The results of the first human feasibility study of the flicker treatment are promising
For the past few years, Annabelle Singer and her collaborators have been using flickering lights and sound to treat mouse models of Alzheimer’s disease, and they’ve seen some dramatic results. Now they have results from the first human feasibility study of the flicker treatment, and they’re promising, with Qiliang He, a postdoctoral fellow in the School of Psychology, serving as first author for the study. “We looked at safety, tolerance, and adherence, and several different biological outcomes, and the results were excellent — better than we expected,” said Singer, assistant professor in the Wallace H. Coulter Department of Biomedical Engineering at Georgia Tech and Emory. Singer shared preliminary results of the feasibility study in October at the American Neurological Association annual meeting. Now she is a corresponding author with Emory neurology researcher James Lah of a paper outlining their findings in the journal Alzheimer’s & Dementia: Translational Research & Clinical Interventions.

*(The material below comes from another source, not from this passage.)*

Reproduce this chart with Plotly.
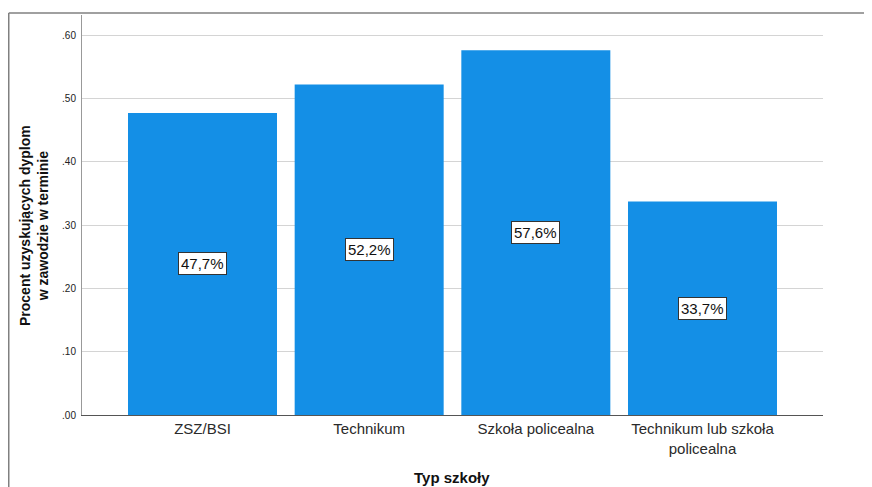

The flicker treatment stimulates gamma waves, manipulating neural activity, recruiting the brain’s immune system, and clearing pathogens — in short, waging a successful fight against a progressive disease that still has no cure. Previous research already had shown that sensory areas in the human brain will entrain to flickering stimuli for seconds to hours. But this was the first time Singer and her team were able to test gamma sensory stimulation over an extended period of time. The study included 10 patients with Alzheimer’s-associated mild cognitive impairment, which required them to wear an experimental visor and headphones that exposed one group to light and sound at 40 hertz for an hour a day over eight weeks, and another group for four weeks after a delayed start. “We were able to tune the devices to a level of light and sound that was not only tolerable, but it also successfully provoked an underlying brain response,” Lah said. As they hoped and expected, Singer said, “there was widespread entrainment.” That is, brain activity – in this case, gamma waves – synchronized to the external stimulation.
Gamma waves are associated with high-level cognitive functions, like perception and memory. Disruptions to these waves have been found in various neurological disorders, not just Alzheimer’s. The human feasibility study showed that the gamma flicker treatment was safe and tolerable. And perhaps most surprising, patients followed the full treatment schedule. Adherence rates hovered around 90 percent, with no severe adverse effects reported during the study or the 10-month open label extension (some patients even volunteered to continue being monitored and assessed after the study, though this data wasn’t part of the published research). Some participants reported mild discomfort that could have been flicker related — dizziness, ringing in the ears, and headaches. But overall, Singer said, the device’s safety profile was excellent. She also reported some positive biological outcomes.